Finite element simulation of a full-scale crash test of a composite helicopter

A finite element model of the Sikorsky Advanced Composite Airframe Program (ACAP) helicopter was developed using the nonlinear, explicit transient dynamic code, MSC.Dytran. Analytical predictions were correlated with experimental data obtained from a full-scale crash test of the Sikorsky ACAP helicopter flight test article that was conducted at the Impact Dynamics Research Facility of NASA Langley Research Center. The helicopter was impacted at 38 ft/s vertical and 32.5 ft/s forward velocity with an attitude of 6.25 nose-up pitch and 3.5 left-down roll. The objective of the crash simulation was to evaluate the capabilities of a commercially available transient dynamic analysis code in predicting the response of a composite airframe subjected to impact loading. The model was developed from an existing MSC.Nastran modal-vibration model of the helicopter.

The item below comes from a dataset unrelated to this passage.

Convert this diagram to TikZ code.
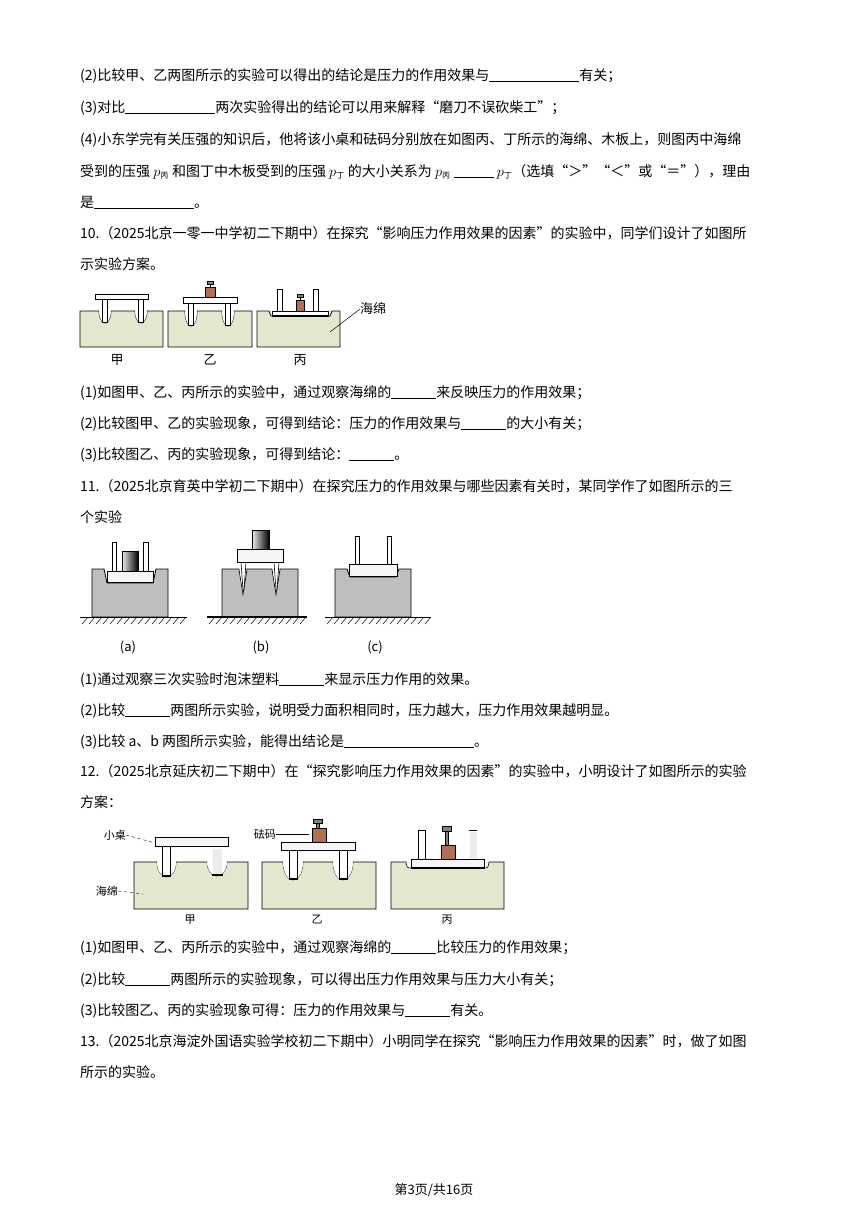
\documentclass[tikz,border=0pt]{standalone}
\usepackage{fontspec}
\setmainfont{Noto Sans CJK SC}
\usetikzlibrary{positioning}
\definecolor{spongegreen}{HTML}{E3E7CD}
\definecolor{spongegray}{HTML}{BEBEBE}
\definecolor{weightbrown}{HTML}{B06E55}
\newcommand\blank[1]{\rule[-2pt]{#1pt}{0.6pt}}
\newcommand\psub[1]{$p_{\mbox{\fontsize{8}{8}\selectfont #1}}$}
\tikzset{
  line/.style={anchor=base west, inner sep=0pt, font=\fontsize{14}{14}\selectfont},
  figlabel/.style={inner sep=0pt, font=\fontsize{13}{13}\selectfont},
  sponge/.style={draw=black, line width=0.8pt},
  plate/.style={draw=black, fill=white, line width=0.6pt},
}
\begin{document}
\begin{tikzpicture}[x=1pt, y=-1pt]
\useasboundingbox (0,0) rectangle (868,1227);

% text of question 9
\node[line] (t1) at (80,80) {(2)比较甲、乙两图所示的实验可以得出的结论是压力的作用效果与\blank{90}有关；};
\node[line] (t2) at (80,112) {(3)对比\blank{90}两次实验得出的结论可以用来解释“磨刀不误砍柴工”；};
\node[line] (t3) at (80,144) {(4)小东学完有关压强的知识后，他将该小桌和砝码分别放在如图丙、丁所示的海绵、木板上，则图丙中海绵};
\node[line] (t4) at (80,176) {受到的压强 \psub{丙} 和图丁中木板受到的压强 \psub{丁} 的大小关系为 \psub{丙} \blank{40} \psub{丁}（选填“＞”“＜”或“＝”），理由};
\node[line] (t5) at (80,207) {是\blank{100}。};

% question 10
\node[line] (q10a) at (80,238) {10.（2025北京一零一中学初二下期中）在探究“影响压力作用效果的因素”的实验中，同学们设计了如图所};
\node[line] (q10b) at (80,269) {示实验方案。};

% fig 10 甲
\draw[sponge, fill=spongegreen] (80,311) -- (99,311) arc[start angle=180, end angle=0, x radius=6, y radius=12]
  -- (135,311) arc[start angle=180, end angle=0, x radius=6, y radius=12] -- (163,311) -- (163,347) -- (80,347) -- cycle;
\fill[white] (99,311) arc[start angle=180, end angle=0, x radius=6, y radius=12] -- cycle;
\fill[white] (135,311) arc[start angle=180, end angle=0, x radius=6, y radius=12] -- cycle;
\draw[plate] (102,298) rectangle (107,322);
\draw[plate] (138,298) rectangle (143,322);
\draw[plate] (95,294) rectangle (148,299);
\node[figlabel] (l10a) at (117,360) {甲};

% fig 10 乙
\draw[sponge, fill=spongegreen] (168,311) -- (185,311) arc[start angle=180, end angle=0, x radius=6, y radius=15]
  -- (222,311) arc[start angle=180, end angle=0, x radius=6, y radius=15] -- (252,311) -- (252,347) -- (168,347) -- cycle;
\fill[white] (185,311) arc[start angle=180, end angle=0, x radius=6, y radius=15] -- cycle;
\fill[white] (222,311) arc[start angle=180, end angle=0, x radius=6, y radius=15] -- cycle;
\draw[plate] (188,303) rectangle (193,325);
\draw[plate] (225,303) rectangle (230,325);
\draw[plate] (183,297) rectangle (237,303);
\draw[fill=weightbrown, line width=0.5pt] (205,287) rectangle (215,297);
\draw[fill=gray, line width=0.5pt] (207,281) rectangle (213,284);
\draw[line width=0.5pt] (210,284) -- (210,287);
\node[figlabel] (l10b) at (210,360) {乙};

% fig 10 丙
\draw[sponge, fill=spongegreen] (257,311) -- (269,311) -- (271,316) -- (330,316) -- (332,311) -- (340,311) -- (340,347) -- (257,347) -- cycle;
\draw[plate] (277,289) rectangle (282,311);
\draw[plate] (313,289) rectangle (318,311);
\draw[plate] (272,311) rectangle (328,316);
\draw[line width=1.2pt] (272,316) -- (328,316);
\draw[fill=weightbrown, line width=0.5pt] (296,300) rectangle (304,311);
\draw[fill=gray, line width=0.5pt] (297,294) rectangle (303,297);
\draw[line width=0.5pt] (300,297) -- (300,300);
\node[figlabel] (l10c) at (300,360) {丙};
\node[figlabel, anchor=west] (hm10) at (360,309) {海绵};
\coordinate (hm10p) at (330,332);
\draw[line width=0.5pt] (hm10.west) -- (hm10p);

\node[line] (q10c) at (80,397) {(1)如图甲、乙、丙所示的实验中，通过观察海绵的\blank{45}来反映压力的作用效果；};
\node[line] (q10d) at (80,428) {(2)比较图甲、乙的实验现象，可得到结论：压力的作用效果与\blank{45}的大小有关；};
\node[line] (q10e) at (80,459) {(3)比较图乙、丙的实验现象，可得到结论：\blank{45}。};

% question 11
\node[line] (q11a) at (80,491) {11.（2025北京育英中学初二下期中）在探究压力的作用效果与哪些因素有关时，某同学作了如图所示的三};
\node[line] (q11b) at (80,522) {个实验};

% fig 11 (a)
\draw[sponge, fill=spongegray] (92,569) -- (104,569) -- (107,583) -- (153,583) -- (156,569) -- (168,569) -- (168,617) -- (92,617) -- cycle;
\draw[plate] (112,542) rectangle (116,571);
\draw[plate] (143,542) rectangle (148,571);
\draw[left color=gray!15, right color=black, line width=0.5pt] (122,551) rectangle (138,571);
\draw[plate, fill=gray!8] (107,571) rectangle (153,582);
\draw[line width=0.8pt] (80,617) -- (187,617);
\foreach \i in {82,89,...,182} \draw[line width=0.5pt] (\i+6,617) -- (\i,624);
\node[figlabel] (la) at (128,647) {(a)};

% fig 11 (b)
\draw[sponge, fill=spongegray] (222,569) -- (239,569) -- (243,594) -- (247,569) -- (272,569) -- (276,594) -- (280,569) -- (298,569) -- (298,617) -- (222,617) -- cycle;
\draw[fill=white, draw=none] (239.5,569.5) -- (243,592) -- (246.5,569.5) -- cycle;
\draw[fill=white, draw=none] (272.5,569.5) -- (276,592) -- (279.5,569.5) -- cycle;
\draw[plate] (241,562) -- (246,562) -- (244,590) -- (243,590) -- cycle;
\draw[plate] (274,562) -- (279,562) -- (277,590) -- (276,590) -- cycle;
\draw[plate, fill=gray!8] (237,549) rectangle (283,562);
\draw[left color=gray!15, right color=black, line width=0.5pt] (252,530) rectangle (269,549);
\draw[line width=1.4pt] (207,617) -- (307,617);
\foreach \i in {209,216,...,302} \draw[line width=0.5pt] (\i+6,617) -- (\i,624);
\node[figlabel] (lb) at (261,647) {(b)};

% fig 11 (c)
\draw[sponge, fill=spongegray] (335,569) -- (347,569) -- (350,577) -- (396,577) -- (399,569) -- (411,569) -- (411,617) -- (335,617) -- cycle;
\draw[plate] (355,536) rectangle (359,564);
\draw[plate] (387,536) rectangle (391,564);
\draw[plate, fill=gray!8] (349,564) rectangle (397,576);
\draw[line width=0.8pt] (325,617) -- (430,617);
\foreach \i in {327,334,...,425} \draw[line width=0.5pt] (\i+6,617) -- (\i,624);
\node[figlabel] (lc) at (375,647) {(c)};

\node[line] (q11c) at (80,684) {(1)通过观察三次实验时泡沫塑料\blank{45}来显示压力作用的效果。};
\node[line] (q11d) at (80,715) {(2)比较\blank{45}两图所示实验，说明受力面积相同时，压力越大，压力作用效果越明显。};
\node[line] (q11e) at (80,746) {(3)比较 a、b 两图所示实验，能得出结论是\blank{130}。};

% question 12
\node[line] (q12a) at (80,776) {12.（2025北京延庆初二下期中）在“探究影响压力作用效果的因素”的实验中，小明设计了如图所示的实验};
\node[line] (q12b) at (80,807) {方案：};

% fig 12 甲
\draw[sponge, fill=spongegreen, line width=0.6pt] (134,862) -- (157,862) arc[start angle=180, end angle=0, x radius=9.5, y radius=15]
  -- (207,862) arc[start angle=180, end angle=0, x radius=10, y radius=14] -- (248,862) -- (248,909) -- (134,909) -- cycle;
\fill[white] (157,862) arc[start angle=180, end angle=0, x radius=9.5, y radius=15] -- cycle;
\fill[white] (207,862) arc[start angle=180, end angle=0, x radius=10, y radius=14] -- cycle;
\draw[plate, line width=0.4pt] (162,846) rectangle (170,876);
\draw[line width=1.2pt] (162,876) -- (170,876);
\fill[gray!15] (213,849) rectangle (222,874);
\draw[line width=1.2pt] (212,875) -- (223,875);
\draw[plate, fill=gray!8] (155,837) rectangle (228,846);
\node[figlabel, font=\fontsize{11}{11}\selectfont] (l12a) at (190,920) {甲};
\node[figlabel, font=\fontsize{11}{11}\selectfont, anchor=east] (xz) at (126,835) {小桌};
\draw[dashed, line width=0.4pt] (xz.east) -- (155,843);
\node[figlabel, font=\fontsize{11}{11}\selectfont, anchor=east] (hm12) at (118,891) {海绵};
\draw[dashed, line width=0.4pt] (hm12.east) -- (143,894);

% fig 12 乙
\draw[sponge, fill=spongegreen, line width=0.6pt] (262,862) -- (283,862) arc[start angle=180, end angle=0, x radius=10, y radius=18]
  -- (333,862) arc[start angle=180, end angle=0, x radius=10, y radius=18] -- (376,862) -- (376,909) -- (262,909) -- cycle;
\fill[white] (283,862) arc[start angle=180, end angle=0, x radius=10, y radius=18] -- cycle;
\fill[white] (333,862) arc[start angle=180, end angle=0, x radius=10, y radius=18] -- cycle;
\draw[plate, line width=0.4pt] (289,850) rectangle (297,879);
\draw[line width=1.2pt] (289,879) -- (297,879);
\draw[plate, line width=0.4pt] (339,850) rectangle (347,879);
\draw[line width=1.2pt] (339,879) -- (347,879);
\draw[plate, fill=gray!8] (281,842) rectangle (355,850);
\draw[fill=weightbrown, line width=0.4pt] (312,828) rectangle (326,842);
\draw[fill=gray, line width=0.4pt] (313,819) rectangle (322,823);
\draw[fill=gray, line width=0.4pt] (316,823) rectangle (319,828);
\node[figlabel, font=\fontsize{11}{11}\selectfont] (l12b) at (317,920) {乙};
\node[figlabel, font=\fontsize{11}{11}\selectfont, anchor=east] (fm) at (276,834) {砝码};
\draw[line width=0.4pt] (fm.east) -- (309,834);

% fig 12 丙
\draw[sponge, fill=spongegreen, line width=0.6pt] (391,862) -- (406,862) .. controls (407,868) .. (412,868)
  -- (483,868) .. controls (488,868) .. (489,862) -- (504,862) -- (504,909) -- (391,909) -- cycle;
\draw[plate, line width=0.4pt] (418,830) rectangle (425,859);
\fill[gray!15] (470,832) rectangle (477,859);
\draw[line width=0.4pt] (469,830) -- (477,830);
\draw[plate, fill=gray!8] (411,859) rectangle (484,868);
\draw[line width=1.2pt] (411,868) -- (484,868);
\draw[fill=weightbrown, line width=0.4pt] (441,845) rectangle (455,859);
\draw[fill=gray, line width=0.4pt] (442,826) rectangle (451,831);
\draw[fill=gray, line width=0.4pt] (445,831) rectangle (448,845);
\node[figlabel, font=\fontsize{11}{11}\selectfont] (l12c) at (447,920) {丙};

\node[line] (q12c) at (80,952) {(1)如图甲、乙、丙所示的实验中，通过观察海绵的\blank{45}比较压力的作用效果；};
\node[line] (q12d) at (80,984) {(2)比较\blank{45}两图所示的实验现象，可以得出压力作用效果与压力大小有关；};
\node[line] (q12e) at (80,1015) {(3)比较图乙、丙的实验现象可得：压力的作用效果与\blank{45}有关。};

% question 13
\node[line] (q13a) at (80,1046) {13.（2025北京海淀外国语实验学校初二下期中）小明同学在探究“影响压力作用效果的因素”时，做了如图};
\node[line] (q13b) at (80,1077) {所示的实验。};

\node[figlabel] (foot) at (434,1190) {第3页/共16页};
\end{tikzpicture}
\end{document}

Considerable modifications were made in converting the original modal-vibration model to a model for crash simulation. Following conversion of the model, a two-stage modeling approach was used to generate analytical predictions. Because of the relatively long pulse duration, a rigid structural model containing a fairly complex landing gear model was executed from initial contact through landing gear stroke. Prior to fuselage contact, the nodal displacements and velocities were output to a file. Then, a flexible structural model was executed with the nodal displacements and velocities used as initial conditions. This paper describes the development of the finite element crash model, the two-stage modeling approach, and the correlation of the analytical predictions with the experimental data from the full-scale crash test of the ACAP helicopter.